This post was originally written by Debi.
Hi everyone
Thanks for stopping by, I’m glad you found this site. It is a site dedicated to feminist mums, and I would love it if it could become an international site for feminist mums to discuss matters which are important to them.
Some of you may know me as Debs, I run the Burning Times blog among other things, and I am also the mother of a dear little nearly-two-year-old boy, who we plan to home educate. In the two years since having our son, it has become more and more obvious to me that being a feminist mum often means having quite a different viewpoint on things to other feminists. I am also painfully aware sometimes that the fact that I am a mother means my opinion is not taken seriously, or even that I have no right to an opinion at all, which of course is complete rubbish. On the other side of the coin, I have sometimes got the impression that, because I am a mother, I am supposed to suddenly be an expert on certain aspects of being female and/or a feminist, which again is total rubbish.
I have been a feminist for as long as I can remember, yet only became a mother at the age of 34. Becoming a mother did change me, I think it changes everyone, but I am still a feminist, and indeed I seem to feel more strongly and want to take more action about feminist matters than before I had my son. There is a sense of urgency that was not present before. This blog will hopefully become a place for feminist mothers to discuss, well, whatever they want to really! But naturally the conversation will lean more towards motherhood, how we raise our children as feminists, and how motherhood may or may not effect our feminism. Also, there are specific feminist issues, the use of reproductive technologies for example, which might be of particular interest to feminist mums, that we can talk about.
I have often wanted to discuss these matters before; how, as a radical feminist, do I raise a boy in this world? Why do I still want more children even though I know I can’t have them, and *apperently* having children is a very un-feminist thing to do? etc, but I have felt that I cannot bring these subjects up on my own blog, as the subject of motherhood is something that naturally only pertains to those who are mothers, and thus can be alienating to those who are not mothers.
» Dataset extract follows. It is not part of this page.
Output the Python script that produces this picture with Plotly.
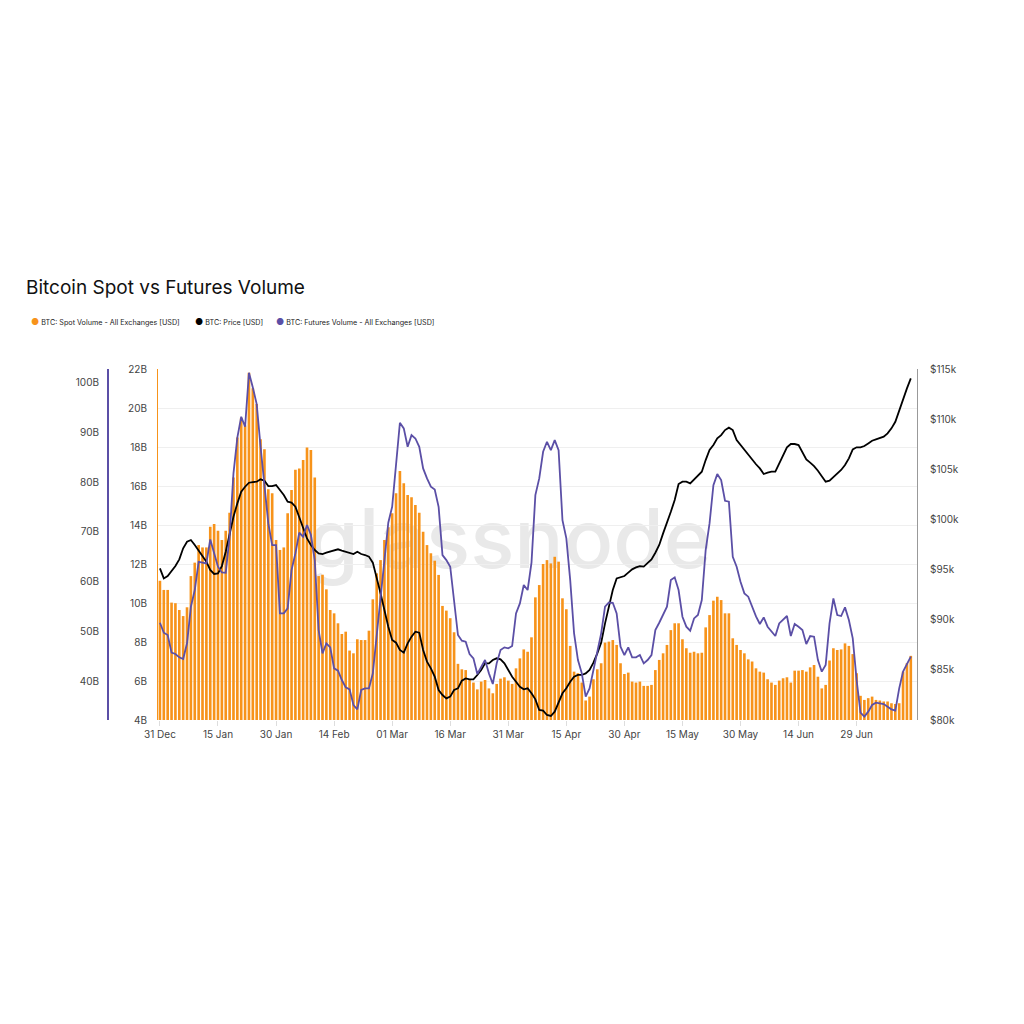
import pandas as pd
import plotly.graph_objects as go

start_date = "2024-12-31"

spot_b = [
    11.14, 10.67, 10.67, 10.02, 9.99, 9.64, 9.33, 9.78, 11.38, 12.07,
    12.97, 12.85, 12.85, 13.91, 14.05, 13.71, 13.23, 13.71, 14.63, 16.44,
    18.49, 19.5, 19.1, 21.81, 21.01, 20.2, 18.4, 17.88, 15.83, 15.63,
    13.23, 12.72, 12.85, 14.6, 15.8, 16.83, 16.9, 17.33, 17.98, 17.85,
    16.44, 11.38, 11.45, 10.70, 9.64, 9.47, 8.96, 8.41, 8.53, 7.56,
    7.42, 8.14, 8.1, 8.1, 8.58, 10.19, 11.52, 12.2, 13.23, 13.88,
    14.6, 15.63, 16.77, 16.14, 15.54, 15.42, 15.03, 14.63, 13.66, 12.97,
    12.55, 12.17, 11.44, 9.85, 9.61, 9.22, 8.5, 6.88, 6.6, 6.56,
    6.05, 5.92, 5.57, 5.97, 6.05, 5.62, 5.37, 5.85, 6.12, 6.19,
    6.02, 5.85, 6.65, 7.16, 7.62, 7.5, 8.24, 10.29, 10.92, 12.0,
    12.2, 12.03, 12.37, 12.12, 10.24, 9.68, 7.8, 6.48, 6.4, 5.92,
    5.0, 5.2, 6.09, 6.6, 6.91, 7.97, 8.02, 8.1, 7.85, 6.91,
    6.36, 6.43, 5.97, 5.92, 5.97, 5.75, 5.75, 5.8, 6.56, 7.08,
    7.42, 7.85, 8.61, 8.96, 8.96, 8.14, 7.68, 7.45, 7.5, 7.42,
    7.45, 8.75, 9.38, 10.12, 10.32, 10.15, 9.47, 9.47, 8.19, 7.85,
    7.59, 7.42, 7.11, 7.0, 6.65, 6.48, 6.43, 6.09, 5.92, 5.8,
    6.02, 6.14, 6.19, 5.92, 6.53, 6.53, 6.56, 6.48, 6.7, 6.82,
    6.22, 5.62, 5.8, 7.05, 7.68, 7.59, 7.62, 7.93, 7.8, 7.38,
    6.4, 5.24, 5.03, 5.12, 5.2, 5.03, 5.0, 4.95, 4.95, 4.86,
    4.82, 4.86, 6.48, 6.91, 7.29,
]

futures_b = [
    51.73, 49.72, 49.25, 45.7, 45.43, 44.76, 44.42, 47.58, 54.95, 58.31,
    64.0, 63.87, 63.67, 68.5, 65.68, 63.0, 61.86, 61.8, 69.04, 81.78,
    89.0, 93.18, 91.17, 102.04, 99.09, 95.73, 87.15, 79.1, 71.72, 67.36,
    67.36, 53.61, 53.61, 54.62, 62.33, 65.68, 69.84, 69.04, 71.4, 69.44,
    64.34, 50.26, 45.56, 47.58, 46.77, 42.55, 42.08, 40.2, 38.72, 38.32,
    35.17, 34.3, 38.19, 38.52, 38.52, 41.54, 48.92, 57.64, 64.34, 71.85,
    75.07, 83.12, 91.98, 90.84, 87.15, 89.49, 88.82, 87.15, 82.79, 80.78,
    79.1, 78.56, 75.07, 65.35, 64.34, 63.0, 56.29, 49.25, 48.11, 47.91,
    45.43, 44.56, 41.41, 42.88, 44.22, 41.54, 39.39, 43.55, 46.23, 46.77,
    46.57, 47.04, 53.61, 55.62, 59.31, 58.31, 63.81, 77.42, 80.78, 86.14,
    88.15, 86.48, 88.49, 86.48, 72.39, 68.7, 60.32, 49.59, 44.22, 41.54,
    36.85, 38.52, 42.21, 46.23, 49.59, 54.95, 55.8, 55.75, 53.61, 46.91,
    45.23, 46.77, 44.76, 44.76, 45.23, 43.55, 44.22, 45.23, 50.26, 51.73,
    53.28, 54.95, 60.32, 60.86, 58.31, 52.94, 50.93, 50.13, 52.6, 53.28,
    56.29, 66.36, 71.72, 79.43, 81.65, 80.44, 76.28, 76.08, 65.01, 63.0,
    59.98, 57.64, 56.97, 54.95, 53.0, 51.47, 52.81, 50.93, 49.92, 49.05,
    51.6, 52.27, 53.08, 49.05, 51.47, 50.93, 50.26, 47.44, 49.05, 48.92,
    44.22, 41.88, 43.22, 51.6, 56.63, 53.28, 53.08, 54.82, 52.27, 48.58,
    40.2, 33.63, 32.82, 33.83, 35.17, 35.64, 35.5, 35.37, 34.83, 34.3,
    34.03, 38.52, 41.88, 43.55, 44.89,
]

price_k = [
    95.12, 94.12, 94.36, 94.89, 95.35, 96.02, 97.12, 97.78, 97.95, 97.45,
    96.88, 96.29, 95.79, 94.96, 94.56, 94.62, 95.35, 96.78, 98.61, 100.27,
    101.6, 102.77, 103.26, 103.66, 103.73, 103.76, 104.0, 103.86, 103.33, 103.33,
    103.43, 102.93, 102.43, 101.77, 101.67, 101.27, 100.27, 99.28, 98.1, 97.45,
    96.95, 96.62, 96.55, 96.68, 96.78, 96.88, 97.02, 96.88, 96.78, 96.68,
    96.55, 96.78, 96.55, 96.45, 96.29, 95.69, 94.29, 92.63, 90.97, 89.3,
    87.98, 87.71, 86.98, 86.71, 87.64, 88.31, 88.81, 88.71, 86.98, 85.82,
    85.15, 84.32, 82.99, 82.49, 82.16, 82.33, 82.99, 83.16, 83.92, 84.15,
    84.05, 84.05, 84.49, 84.99, 85.65, 85.65, 85.98, 86.15, 86.05, 85.65,
    84.99, 84.32, 83.82, 83.32, 83.06, 83.16, 82.66, 82.06, 81.0, 80.93,
    80.5, 80.4, 80.83, 81.66, 82.66, 83.16, 83.82, 84.32, 84.49, 84.49,
    84.65, 84.99, 85.72, 86.65, 87.71, 89.64, 91.3, 92.96, 94.12, 94.22,
    94.36, 94.69, 95.02, 95.22, 95.35, 95.29, 95.62, 96.02, 96.68, 97.45,
    98.61, 99.61, 100.77, 101.93, 103.53, 103.76, 103.76, 103.6, 104.0, 104.43,
    104.76, 105.92, 106.92, 107.42, 108.08, 108.41, 108.91, 109.15, 108.91, 107.92,
    107.42, 106.92, 106.42, 105.92, 105.5, 105.09, 104.53, 104.66, 104.76, 104.76,
    105.59, 106.52, 107.19, 107.52, 107.52, 107.42, 106.75, 105.99, 105.66, 105.32,
    104.86, 104.26, 103.76, 103.86, 104.19, 104.53, 104.93, 105.42, 106.09, 106.99,
    107.19, 107.19, 107.32, 107.58, 107.85, 107.98, 108.08, 108.25, 108.58, 109.08,
    109.74, 110.91, 112.07, 113.07, 114.07,
]

date_ticks = ["2024-12-31", "2025-01-15", "2025-01-30", "2025-02-14", "2025-03-01",
              "2025-03-16", "2025-03-31", "2025-04-15", "2025-04-30", "2025-05-15",
              "2025-05-30", "2025-06-14", "2025-06-29"]
date_tick_labels = ["31 Dec", "15 Jan", "30 Jan", "14 Feb", "01 Mar", "16 Mar", "31 Mar",
                    "15 Apr", "30 Apr", "15 May", "30 May", "14 Jun", "29 Jun"]
spot_ticks = [4, 6, 8, 10, 12, 14, 16, 18, 20, 22]
spot_tick_labels = ["4B", "6B", "8B", "10B", "12B", "14B", "16B", "18B", "20B", "22B"]
fut_ticks = [40, 50, 60, 70, 80, 90, 100]
fut_tick_labels = ["40B", "50B", "60B", "70B", "80B", "90B", "100B"]
price_ticks = [80, 85, 90, 95, 100, 105, 110, 115]
price_tick_labels = ["$80k", "$85k", "$90k", "$95k", "$100k", "$105k", "$110k", "$115k"]

ORANGE = "#F7931A"
PURPLE = "#5B4FA6"
BLACK = "#000000"
FONT = "Inter"

dates = pd.date_range(start_date, periods=len(spot_b), freq="D")
t0 = pd.Timestamp(start_date)

fig = go.Figure()
fig.add_trace(go.Bar(x=dates, y=spot_b, marker=dict(color=ORANGE, line=dict(width=0)),
                     name="BTC: Spot Volume - All Exchanges [USD]", showlegend=False,
                     yaxis="y"))
fig.add_trace(go.Scatter(x=dates, y=price_k, mode="lines", line=dict(color=BLACK, width=1.8),
                         name="BTC: Price [USD]", showlegend=False, yaxis="y2"))
fig.add_trace(go.Scatter(x=dates, y=futures_b, mode="lines", line=dict(color=PURPLE, width=1.8),
                         name="BTC: Futures Volume - All Exchanges [USD]", showlegend=False,
                         yaxis="y3"))

L, R, T, B = 60, 107, 369, 304
W = 1024 - L - R
H = 1024 - T - B

def px_x(p):
    return (p - L) / W

def px_y(p):
    return (1024 - B - p) / H

tick_font = dict(family=FONT, size=10, color="#444")

fig.update_layout(
    width=1024, height=1024,
    margin=dict(l=L, r=R, t=T, b=B, pad=0),
    paper_bgcolor="white", plot_bgcolor="white",
    bargap=0.32,
    showlegend=False,
    font=dict(family=FONT),
    title=dict(text="Bitcoin Spot vs Futures Volume", xref="container", yref="container",
               x=26 / 1024, xanchor="left", y=1 - 287 / 1024, yanchor="middle",
               font=dict(family=FONT, size=19, color="#111")),
    xaxis=dict(type="date", domain=[px_x(158), 1],
               range=[t0 - pd.Timedelta(hours=12), t0 + pd.Timedelta(days=195.6)],
               tickvals=date_ticks, ticktext=date_tick_labels,
               ticks="outside", ticklen=5, tickcolor="#dddddd",
               showgrid=False, showline=False, zeroline=False, tickfont=tick_font),
    yaxis=dict(range=[4, 22], tickvals=spot_ticks, ticktext=spot_tick_labels,
               showgrid=True, gridcolor="#efefef", gridwidth=1, zeroline=False,
               showline=True, linecolor=ORANGE, linewidth=1, ticks="",
               tickfont=tick_font, ticklabelstandoff=8),
    yaxis2=dict(range=[80, 115], tickvals=price_ticks, ticktext=price_tick_labels,
                overlaying="y", side="right", anchor="x", showgrid=False, zeroline=False,
                showline=True, linecolor="#999999", linewidth=1, ticks="",
                tickfont=tick_font, ticklabelstandoff=10),
    yaxis3=dict(range=[32.15, 102.8], tickvals=fut_ticks, ticktext=fut_tick_labels,
                overlaying="y", side="left", anchor="free", position=px_x(108),
                showgrid=False, zeroline=False, showline=True, linecolor=PURPLE, linewidth=2,
                ticks="", tickfont=tick_font, ticklabelstandoff=6),
)

# watermark behind the data
fig.add_shape(type="rect", xref="paper", yref="paper",
              x0=px_x(280), x1=px_x(740), y0=px_y(585), y1=px_y(485),
              line=dict(width=0), fillcolor="rgba(0,0,0,0)", layer="below",
              label=dict(text="glassnode",
                         font=dict(family=FONT, size=82, color="#e9e9e9", weight=500),
                         textposition="middle center"))

legend_items = [
    (29, ORANGE, "BTC: Spot Volume - All Exchanges [USD]"),
    (193, BLACK, "BTC: Price [USD]"),
    (274, PURPLE, "BTC: Futures Volume - All Exchanges [USD]"),
]
for xp, col, txt in legend_items:
    fig.add_annotation(xref="paper", yref="paper", x=px_x(xp), y=px_y(321),
                       xanchor="left", yanchor="middle", showarrow=False,
                       text=f"<span style='color:{col};font-size:9px'>●</span> {txt}",
                       font=dict(family=FONT, size=7.2, color="#222"))

fig.write_html("out.html")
I would also like to make it clear that this space is open to those women who are pregnant, and thus about to become mothers, aswell as those of us who are already there. Also, naturally, adoptive and foster feminist mothers are really welcome too!
I would hate for this blog to be just me talking and others commenting – so I would like to throw it wide open for other feminist mums to contribute as and when they would like to, and to that end all feminist mums are invited to become authors on this blog – I will add you on the author list so that you can post directly – so please if you want to contribute, comment on this post or email me, and I’ll see to the tech side, and you can get talking about feminist motherhood as soon as you like! My email is burningtimes1645@yahoo.co.uk
I’m really excited about this blog, and I hope you are too! Already I can think of several topics for discussion, so don’t forget to let me know if you want to contribute (of course you can always just contribute through the comments if you do not want to actually be an author) and we’ll get the ball rolling!
Looking forward to hearing from you all.
In sisterhood
Debi Crow xx
PS: the title of the blog is totally up for discussion, if you don’t like it let me know and don’t be shy about suggesting alternatives – it’s just the best I could come up with this morning!